Extract, in full, the lines below, beginning at the first and ending with the line that contains "from matplotlib.lines import Line2D". Pictures do not belong in the copy.

——————————

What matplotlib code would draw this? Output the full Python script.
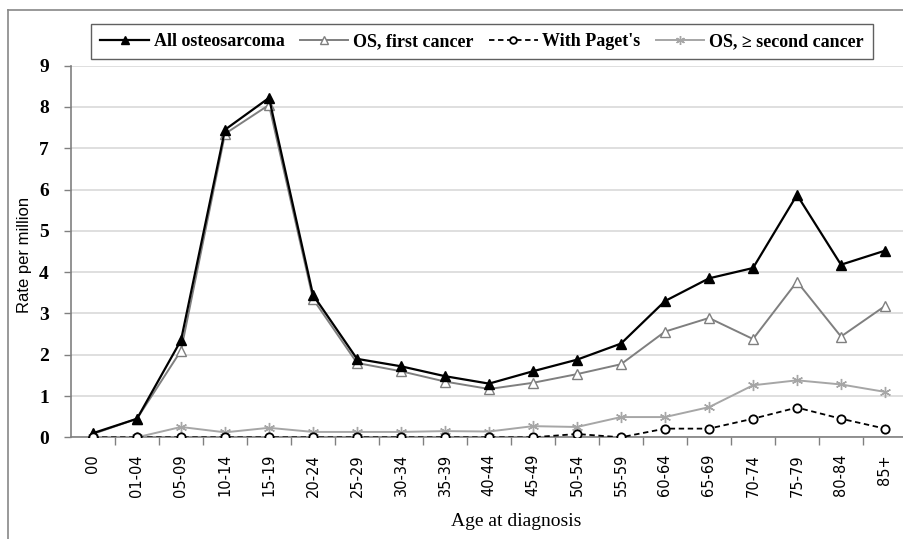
import matplotlib
matplotlib.use("Agg")
import matplotlib.pyplot as plt
from matplotlib.lines import Line2D

categories = ["00", "01-04", "05-09", "10-14", "15-19", "20-24", "25-29", "30-34",
              "35-39", "40-44", "45-49", "50-54", "55-59", "60-64", "65-69", "70-74",
              "75-79", "80-84", "85+"]
all_os = [0.1, 0.45, 2.35, 7.45, 8.22, 3.45, 1.9, 1.72, 1.48, 1.3, 1.6, 1.88, 2.27,
          3.3, 3.85, 4.1, 5.87, 4.18, 4.52]
first_cancer = [0.08, 0.45, 2.1, 7.35, 8.05, 3.35, 1.8, 1.6, 1.35, 1.17, 1.32, 1.53, 1.77,
                2.56, 2.89, 2.38, 3.77, 2.44, 3.18]
pagets = [0, 0, 0, 0, 0, 0, 0, 0, 0, 0, 0, 0.08, 0, 0.21, 0.21, 0.45, 0.72, 0.45, 0.21]
second_cancer = [0, 0, 0.25, 0.12, 0.23, 0.13, 0.13, 0.13, 0.15, 0.14, 0.27, 0.25, 0.49,
                 0.49, 0.73, 1.26, 1.38, 1.28, 1.1]
yticks = list(range(0, 10))

W, H = 904, 539
fig = plt.figure(figsize=(W / 100, H / 100), dpi=100)
ax = fig.add_axes([71 / W, 1 - 437.3 / H, (907 - 71) / W, (437.3 - 65.7) / H])

x = list(range(len(categories)))
ax.plot(x, all_os, color="black", lw=1.6, marker="^", ms=6.5, mfc="black", mec="black",
        label="All osteosarcoma", zorder=5)
ax.plot(x, first_cancer, color="#7f7f7f", lw=1.4, marker="^", ms=6.5, mfc="white",
        mec="#7f7f7f", label="OS, first cancer", zorder=4)
ax.plot(x, pagets, color="black", lw=1.3, ls=(0, (3, 2)), marker="o", ms=6, mfc="white",
        mec="black", mew=1.3, label="With Paget's", zorder=6)
ax.plot(x, second_cancer, color="#a6a6a6", lw=1.4, marker=(6, 2, 0), ms=8,
        mec="#a6a6a6", label="OS, \u2265 second cancer", zorder=3)

ax.set_xlim(-0.5, len(categories) - 0.5)
ax.set_ylim(0, 9)
ax.set_yticks(yticks)
ax.set_yticklabels([str(v) for v in yticks], fontfamily="Liberation Serif",
                   fontweight="bold", fontsize=14)
ax.set_xticks(x)
ax.set_xticklabels(categories, rotation=90, fontfamily="DejaVu Sans", fontsize=10.5)
ax.set_xticks([i + 0.5 for i in x[:-1]], minor=True)
ax.tick_params(axis="x", which="major", length=0, pad=12)
ax.tick_params(axis="x", which="minor", length=6, width=1, color="#808080", direction="out")
ax.tick_params(axis="y", length=5, width=1, color="#808080", pad=11)

ax.grid(axis="y", color="#d9d9d9", lw=1.2)
ax.set_axisbelow(True)
for s in ["top", "right"]:
    ax.spines[s].set_visible(False)
for s in ["left", "bottom"]:
    ax.spines[s].set_color("#808080")
    ax.spines[s].set_linewidth(1.2)

fig.text(25 / W, 1 - 255 / H, "Rate per million", rotation=90, ha="center", va="center",
         fontfamily="Liberation Sans", fontsize=12)
fig.text(516 / W, 1 - 521 / H, "Age at diagnosis", ha="center", va="center",
         fontfamily="Liberation Serif", fontsize=14)

leg = fig.legend(loc="center", bbox_to_anchor=(482 / W, 1 - 41.5 / H), ncol=4,
                 prop={"family": ["Liberation Serif", "DejaVu Serif"], "weight": "bold", "size": 13},
                 frameon=True, fancybox=False, edgecolor="#606060", handlelength=2.7,
                 handletextpad=0.25, columnspacing=0.85, borderpad=0.5, framealpha=1,
                 markerscale=0.8)
leg.get_frame().set_linewidth(1.0)

# outer chart border
fig.add_artist(Line2D([8 / W, 1], [1 - 10 / H, 1 - 10 / H], transform=fig.transFigure,
                      color="#888888", lw=1.2))
fig.add_artist(Line2D([8 / W, 8 / W], [0, 1 - 10 / H], transform=fig.transFigure,
                      color="#888888", lw=1.2))

fig.savefig("out.png", dpi=100)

——————————

RESULT OF THE EXERCISE:
What matplotlib code would draw this? Output the full Python script.
import matplotlib
matplotlib.use("Agg")
import matplotlib.pyplot as plt
from matplotlib.lines import Line2D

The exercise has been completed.